= Mon Dieu =

1960 song by Édith Piaf

"Mon Dieu" (My God in French) is a 1960 song by Édith Piaf. The lyrics are by Michel Vaucaire and the music is by Charles Dumont. Édith Piaf sang this song originally in French, but recorded it in English as well. The song has been sung by many other singers, such as Mireille Mathieu.

==Background==
The French journalist Jean Noli tells in his book "Edith" (Stock, 1973) the story about this song written by Charles Dumont and Michel Vaucaire. The story behind is that Dumont for a long time had tried to make Piaf interested in his compositions, but she had turned him down. She considered his songs too mediocre. But that changed after he had offered her "Non, je ne regrette rien". In the middle of the night he was sent to Piaf's home. She wanted the Olympia-boss Bruno Coquatrix to listen to that song, and even Coquatrix was conquered. "Do you have another song?", Piaf asked Dumont. "Yes, he answered, but I don't know if it suits you." "I'll listen to you. At last we'll listen to you.", said Piaf.

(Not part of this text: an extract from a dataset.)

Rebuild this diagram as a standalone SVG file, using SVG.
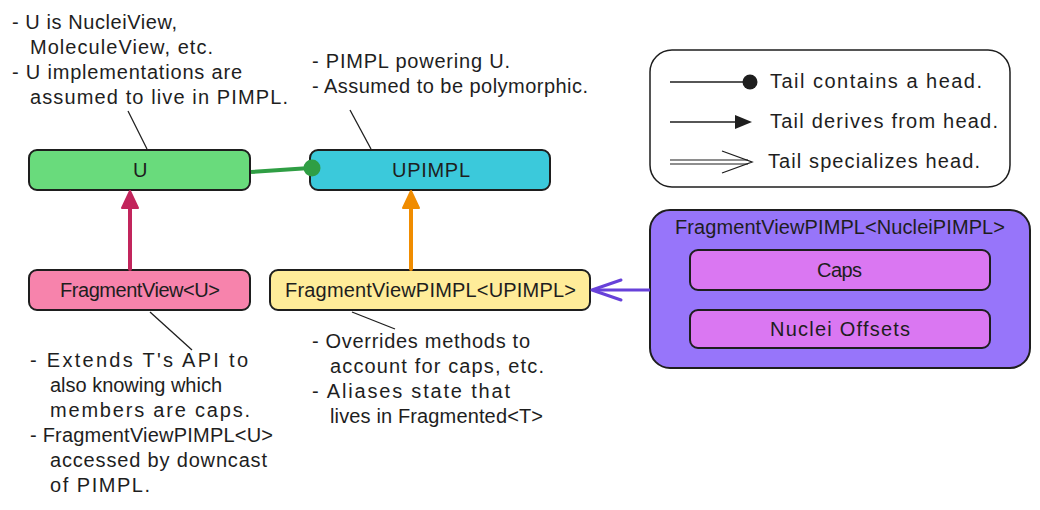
<svg xmlns="http://www.w3.org/2000/svg" width="1040" height="510" viewBox="0 0 1040 510">
<style>
text{font-family:"Liberation Sans",Arial,sans-serif;font-size:20px;fill:#1e1e1e}
.box{stroke:#1e1e1e;stroke-width:2}
.ptr{stroke:#1e1e1e;stroke-width:1.3;fill:none}
</style>
<rect width="1040" height="510" fill="#ffffff"/>
<g id="note-u">
<text x="12" y="29" textLength="165">- U is NucleiView,</text>
<text x="30" y="54" textLength="183">MoleculeView, etc.</text>
<text x="12" y="79" textLength="230">- U implementations are</text>
<text x="30" y="104" textLength="258">assumed to live in PIMPL.</text>
</g>
<g id="note-upimpl">
<text x="312" y="68" textLength="198">- PIMPL powering U.</text>
<text x="312" y="93" textLength="276">- Assumed to be polymorphic.</text>
</g>
<g id="note-fv">
<text x="30" y="367" textLength="218">- Extends T's API to</text>
<text x="50" y="392" textLength="172">also knowing which</text>
<text x="50" y="417" textLength="200">members are caps.</text>
<text x="30" y="442" textLength="243">- FragmentViewPIMPL&lt;U&gt;</text>
<text x="50" y="467" textLength="217">accessed by downcast</text>
<text x="50" y="492" textLength="100">of PIMPL.</text>
</g>
<g id="note-fvpimpl">
<text x="312" y="348" textLength="218">- Overrides methods to</text>
<text x="330" y="373" textLength="214">account for caps, etc.</text>
<text x="312" y="398" textLength="198">- Aliases state that</text>
<text x="330" y="423" textLength="213">lives in Fragmented&lt;T&gt;</text>
</g>
<g id="legend">
<rect x="650" y="50" width="360" height="137" rx="22" fill="#ffffff" stroke="#1e1e1e" stroke-width="1.5"/>
<line x1="670" y1="82" x2="744" y2="82" stroke="#1e1e1e" stroke-width="1.3"/>
<circle cx="750" cy="82" r="7.5" fill="#1e1e1e"/>
<text x="770" y="88" textLength="212">Tail contains a head.</text>
<line x1="670" y1="122" x2="738" y2="122" stroke="#1e1e1e" stroke-width="1.5"/>
<polygon points="735,115 752,122 735,129" fill="#1e1e1e"/>
<text x="770" y="128" textLength="228">Tail derives from head.</text>
<line x1="670" y1="160" x2="748" y2="160" stroke="#1e1e1e" stroke-width="1.2"/>
<line x1="670" y1="164" x2="748" y2="164" stroke="#1e1e1e" stroke-width="1.2"/>
<polyline points="722,151 752,162 722,173" fill="none" stroke="#1e1e1e" stroke-width="1.3"/>
<text x="768" y="168" textLength="212">Tail specializes head.</text>
</g>
<g id="node-u">
<rect class="box" x="29" y="150" width="221" height="40" rx="8" fill="#69db7c"/>
<text x="133" y="177" textLength="13">U</text>
</g>
<g id="node-upimpl">
<rect class="box" x="310" y="150" width="240" height="40" rx="8" fill="#3bc9db"/>
<text x="392" y="177" textLength="78">UPIMPL</text>
</g>
<g id="node-fragmentview">
<rect class="box" x="29" y="270" width="221" height="40" rx="8" fill="#f783ac"/>
<text x="60" y="297" textLength="160">FragmentView&lt;U&gt;</text>
</g>
<g id="node-fvpimpl">
<rect class="box" x="270" y="270" width="320" height="40" rx="8" fill="#ffec99"/>
<text x="285" y="297" textLength="291">FragmentViewPIMPL&lt;UPIMPL&gt;</text>
</g>
<g id="node-nuclei">
<rect class="box" x="650" y="210" width="380" height="158" rx="20" fill="#9775fa"/>
<text x="675" y="234" textLength="330">FragmentViewPIMPL&lt;NucleiPIMPL&gt;</text>
<g id="node-caps">
<rect class="box" x="690" y="250" width="300" height="40" rx="8" fill="#da77f2"/>
<text x="817" y="277" textLength="45">Caps</text>
</g>
<g id="node-offsets">
<rect class="box" x="690" y="310" width="300" height="38" rx="8" fill="#da77f2"/>
<text x="770" y="336" textLength="140">Nuclei Offsets</text>
</g>
</g>
<g id="connectors">
<line class="ptr" x1="128" y1="111" x2="147" y2="149"/>
<line class="ptr" x1="350" y1="110" x2="371" y2="149"/>
<line class="ptr" x1="150" y1="312" x2="192" y2="350" stroke-width="1.6"/>
<line class="ptr" x1="352" y1="312" x2="395" y2="329" stroke-width="1.6"/>
<path d="M251,172 L310,168" stroke="#2f9e44" stroke-width="4" fill="none"/>
<circle cx="312" cy="168" r="8.5" fill="#2f9e44"/>
<line x1="130" y1="269" x2="130" y2="204" stroke="#c2255c" stroke-width="4" stroke-linecap="round"/>
<polygon points="122,208 130,191 138,208" fill="#c2255c" stroke="#c2255c" stroke-width="2" stroke-linejoin="round"/>
<line x1="411" y1="269" x2="411" y2="204" stroke="#f08c00" stroke-width="4" stroke-linecap="round"/>
<polygon points="403,208 411,191 419,208" fill="#f08c00" stroke="#f08c00" stroke-width="2" stroke-linejoin="round"/>
<line x1="650" y1="290" x2="594" y2="290" stroke="#6741d9" stroke-width="3"/>
<polyline points="621,280 592,290 621,300" fill="none" stroke="#6741d9" stroke-width="3" stroke-linecap="round" stroke-linejoin="round"/>
</g>
</svg>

He played it and sang the words. When he had finished there was a short silence."The music is very beautiful, but the text is completely impossible. What is the name of the song?", Piaf asked. "Toulon-Le Havre-Anvers", answered Dumont. "Grotesque", said Piaf. "Completely ridiculous and stupid. Who wrote this?"
- "Michel Vaucaire". So in the middle of the night Piaf called Vaucaire and said that she wanted him to write a new text and bring it to her 17-o'clock next day. He arrived on time, gave a paper to Charles Dumont who played it and sang it.

When he was ready Piaf applauded, her face was radiant: The sailor song "Toulon-Le Havre-Anvers" had become "Mon Dieu".

==Cover versions==
• Elaine Paige covered the song on her 1994 album Piaf.
• Mireille Mathieu covered the song on her 1990 album Ce soir je t'ai perdu.
• Patricia Kaas covered the song on her 2012 album Kaas chante Piaf.